How Curiosity Makes For Beautiful & Functional Rugs

Plain and simple, I have always been a curious person. My mother might call it nosy, but I’m going to stick with the term curious. 

And as a designer, that curiosity has helped me grow — I ask a lot of questions, I try to find different sources, and I am always keeping my eyes open for new opportunities. When it came to pivoting my focus from interior design to rug design, I quickly realized there was a whole universe out there that I had no clue about. 

Thankfully, I had my curiosity to help me through! 

For the last ten years, I’ve been learning, exploring, and educating myself on everything I can in the world of rug design. It has been a decade of getting acquainted with all the different aspects of rug design and subsequently experimenting with what I’ve learned.

Our collections have been a great jumping-off point to play, learn, and explore the world of rugs. 

What I like to do when designing a rug is to start by answering one question — how do I want the rug to move in a room? Because to me, the way a rug sits in a room is all about movement — it moves your eye around the room which is an integral design element for any space. 

In designing a rug, the movement starts with the fibres you choose. The obvious place to start is wool, but there are so many different types of wool — hand-spun, mill-spun, you even have combinations where you can do different blends of wool to achieve a different look and feel. 

Honestly, I could list 10 or 20 options for you, but there would be 10 or 20 million more I would be leaving out! And once you move on from wool, there are so many other fibres that can be incorporated into a rug.

Combining different fibres can create a finish and a movement that you may not even be expecting. 

Take our Northstar rug — a simple compass rose.

I wanted to work with a Persian knot design — it’s a square knot, which plays beautifully with geometry. But did we want to create another carved rug? And how was it going to stand out from the tufted rugs that are being sold at $2.00 a square foot? I didn’t want it to simply mix in with these other rugs, I wanted it to be a beautiful hand-knotted rug — but I needed to find a way to elevate it. 

So this is where the experimentation comes in. We started to play with percentage dyeing — where you dye the wool in different percentages to achieve tonality. We also decided that we wanted to mix wool and viscose — tone on tone — to achieve a very subtle speckled effect. 

This added a beautiful luster to the Northstar rug in different quadrants —depending on where you stand and how the light hits it, it can almost feel like two completely different rugs. 

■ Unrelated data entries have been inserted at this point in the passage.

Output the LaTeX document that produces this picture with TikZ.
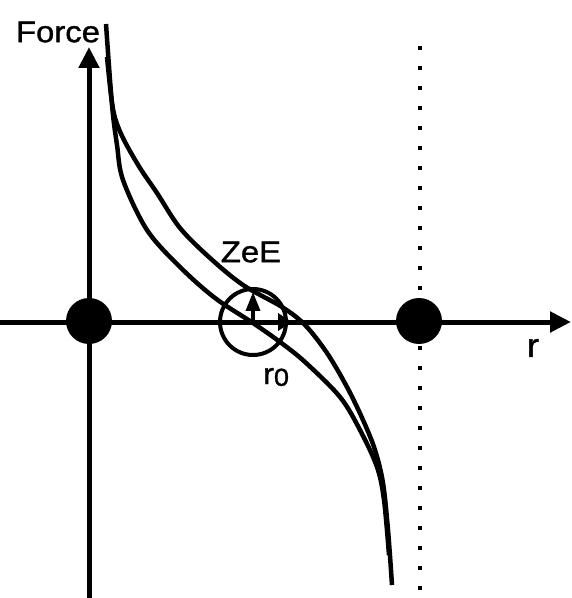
\documentclass[tikz,border=0pt]{standalone}
\usepackage{fontspec}
\setmainfont{Liberation Sans}[FakeStretch=1.1, FakeBold=1.2]
\usetikzlibrary{arrows.meta}

\begin{document}
\begin{tikzpicture}[
    x=0.02cm, y=-0.02cm,
    >={Triangle[length=0.42cm, width=0.4cm]},
    line width=0.1cm,
    font=\fontsize{17}{20}\selectfont,
    atom/.style={circle, fill=black, inner sep=0pt, minimum size=0.92cm},
    lbl/.style={inner sep=0pt}
]

    % Frame
    \useasboundingbox (0,0) rectangle (571,598);

    % Define standard coordinates
    \coordinate (Ybot) at (89,598);
    \coordinate (Ytop) at (89,47);
    \coordinate (Xleft) at (0,322);
    \coordinate (Xright) at (571,322);
    \coordinate (Dtop) at (420,46);
    \coordinate (Dbot) at (420,598);
    \coordinate (C) at (253,322);
    \coordinate (Cup) at (253,292);
    \coordinate (Cright) at (292,322);

    % Axes
    \draw[->] (Ybot) -- (Ytop);
    \draw[->] (Xleft) -- (Xright);

    % Dotted boundary
    \draw[line width=0.085cm, dash pattern=on 0.085cm off 0.315cm] (Dtop) -- (Dbot);

    % Atoms on the axis
    \node[atom] (A1) at (89,321) {};
    \node[atom] (A2) at (419,321) {};

    % Force curves
    \draw[line width=0.09cm] plot[smooth, tension=0.55] coordinates {
        (106,24) (110,80) (113,115) (117,145) (123,180) (147,230) (180,267) (215,298)
        (253,323) (280,342) (305,362) (340,397) (360,430) (377,467) (384,500) (389,555)};
    \draw[line width=0.09cm] plot[smooth, tension=0.55] coordinates {
        (107,57) (111,95) (115,118) (124,140) (140,168) (157,193) (180,228) (210,258)
        (243,285) (282,307) (305,325) (327,353) (347,387) (363,420) (375,450)
        (383,483) (388,530) (392,585)};

    % Circle of radius r0 with field arrows
    \draw[line width=0.08cm] (C) circle (33);
    \draw[->, >={Triangle[length=0.38cm, width=0.28cm]}, line width=0.07cm] (C) -- (Cup);
    \draw[->, >={Triangle[length=0.28cm, width=0.34cm]}, line width=0.07cm] (C) -- (Cright);

    % Labels
    \node[lbl] (force) at (58,32) {Force};
    \node[lbl] (zee) at (251,252) {ZeE};
    \node[lbl] (rlbl) at (533,348) {\fontsize{19}{20}\selectfont r};
    \node[lbl] (rzero) at (276,377) {r\raisebox{-1pt}{\fontsize{14}{14}\selectfont 0}};

\end{tikzpicture}
\end{document}
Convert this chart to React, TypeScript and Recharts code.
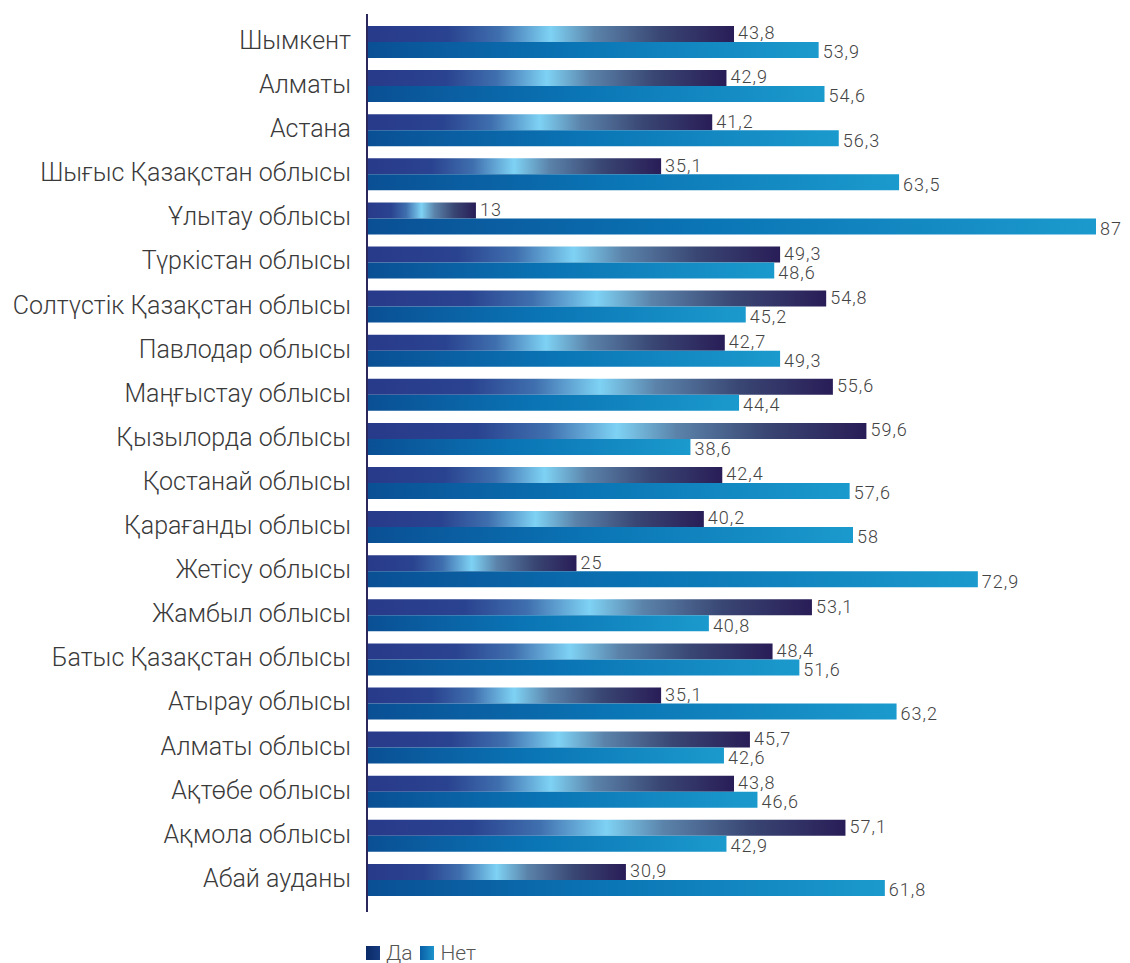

Through experimentation, we were also able to use fibres to create a rug that was beautiful, but functional. We used our 100% New Zealand wool and then mixed in small amounts of viscose. But we designed it so that when you entered the room, at the highest traffic point, your feet hit the 100% New Zealand wool and the viscose was mixed in throughout so that it wasn’t in the main areas that would create a traffic pattern.

It’s a simple way of combining function, knowledge, curiosity, and beautiful design to create a rug that will not only last the test of time but will also make an impression on everyone who sees it.